Oster, the new seventh-grade science teacher from New Jersey, encouraged students to research, via the Internet, the best possible natural filters that could be found in South Florida. She said that the resources the students had on hand to make filters here in South Florida were much different than anything she had up north, changing the project for the better. The seventh graders used everything from sand and dirt to coconut husks to orange peels. “These are the most effective filters I have seen while doing this project, and I’ve done this project all of my years of teaching,” said Oster. Her students in New Jersey would use materials like leaves and pine needles, which didn’t do a great job of naturally cleaning the water. She even said the sand was different in New Jersey, since “it was rougher than the sand down here.”
This project did not go the way some students thought it would, though. Many of them thought the hole-in-one total filter was going to be sand, but it did not filter the water very effectively. “I thought that the most disappointing filtering element was the sand,” said seventh grader Grace Kearns. “The only thing it did was get rid of the algae. It did not filter the actual water content.”
Contrary to the sand, fruit turned out to be a very impressive filter during this project. Seventh grader Jake Zur used an orange peel as the last stage of his filter, and he felt that was the difference maker. “When the water got to the orange, I noticed it was still brownish, but after [it went through the orange peel], it was just barely yellow.”

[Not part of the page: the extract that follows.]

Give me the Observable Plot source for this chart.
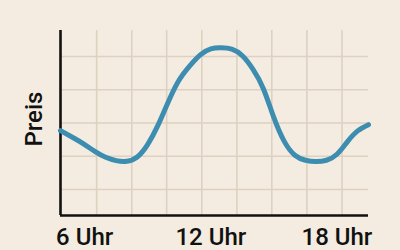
<!DOCTYPE html>
<html><head><meta charset="utf-8">
<script src="https://cdn.jsdelivr.net/npm/d3@7"></script>
<script src="https://cdn.jsdelivr.net/npm/@observablehq/plot@0.6"></script>
<style>
html,body{margin:0;padding:0;background:#f4ece0;overflow:hidden;}
</style></head><body><div id="chart"></div>
<script>
// Data (hour of day, price in arbitrary units)
const hours  = [4.85, 5.5, 6, 6.5, 7, 7.5, 8, 8.5, 9, 9.5, 10, 10.5, 11, 11.5, 12, 12.5, 13, 13.5, 14, 14.5, 15, 15.5, 16, 16.5, 17, 17.5, 18, 18.5, 19, 19.5];
const prices = [2.77, 2.54, 2.35, 2.14, 1.97, 1.87, 1.85, 1.98, 2.36, 2.95, 3.67, 4.30, 4.72, 5.05, 5.23, 5.26, 5.22, 5.02, 4.62, 4.03, 3.16, 2.44, 2.03, 1.88, 1.84, 1.88, 2.06, 2.44, 2.77, 2.95];

const xTicks = [6, 12, 18];
const xTickLabels = ["6 Uhr", "12 Uhr", "18 Uhr"];
const gridXValues = [6.57, 8.24, 9.9, 11.57, 13.24, 14.9, 16.57, 18.24];
const gridYValues = [1, 2, 3, 4, 5];
const xDomain = [4.85, 19.5];
const yDomain = [0.22, 5.78];
const yLabel = "Preis";

const data = hours.map((h, i) => ({hour: h, price: prices[i]}));

const bg = "#f4ece0";
const gridColor = "#ddd2c1";
const font = "Roboto, sans-serif";

const chart = Plot.plot({
  width: 400,
  height: 250,
  marginLeft: 60,
  marginRight: 32,
  marginTop: 30,
  marginBottom: 35,
  style: {background: bg, fontFamily: font, overflow: "visible"},
  x: {domain: xDomain},
  y: {domain: yDomain, axis: null},
  marks: [
    Plot.gridX(gridXValues, {stroke: gridColor, strokeOpacity: 1, strokeWidth: 1.6}),
    Plot.gridY(gridYValues, {stroke: gridColor, strokeOpacity: 1, strokeWidth: 1.6}),
    Plot.axisX(xTicks, {
      tickSize: 0, tickPadding: 12,
      tickFormat: d => xTickLabels[xTicks.indexOf(d)],
      fontSize: 24, fontWeight: 500, fill: "#111", label: null
    }),
    Plot.text([yLabel], {
      frameAnchor: "left", dx: -26, dy: -4, rotate: -90,
      textAnchor: "middle", lineAnchor: "middle",
      fontSize: 24, fontWeight: 500, fill: "#111", fontFamily: font
    }),
    Plot.ruleX([xDomain[0]], {stroke: "#111", strokeWidth: 2.6}),
    Plot.ruleY([yDomain[0]], {stroke: "#111", strokeWidth: 2.6}),
    Plot.line(data, {x: "hour", y: "price", curve: "natural", stroke: "#3d8db1", strokeWidth: 5})
  ]
});
document.getElementById("chart").append(chart);
</script>
</body></html>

After filtering the water, the students were given pH strips to test the pH (power of hydrogen) balance of their water. Dipping the strip in the filtered water resulted in the paper turning a certain color. A pH of 7 (green) was pretty good, meaning the water was neutral – striking a good balance between acidic and alkaline.
The students enjoyed the project and some even felt it would help them in other areas as well. “I think that working with these materials will help make people in class think about how the stuff we’re learning can be used in the real world,” said seventh grader Ben Taylor.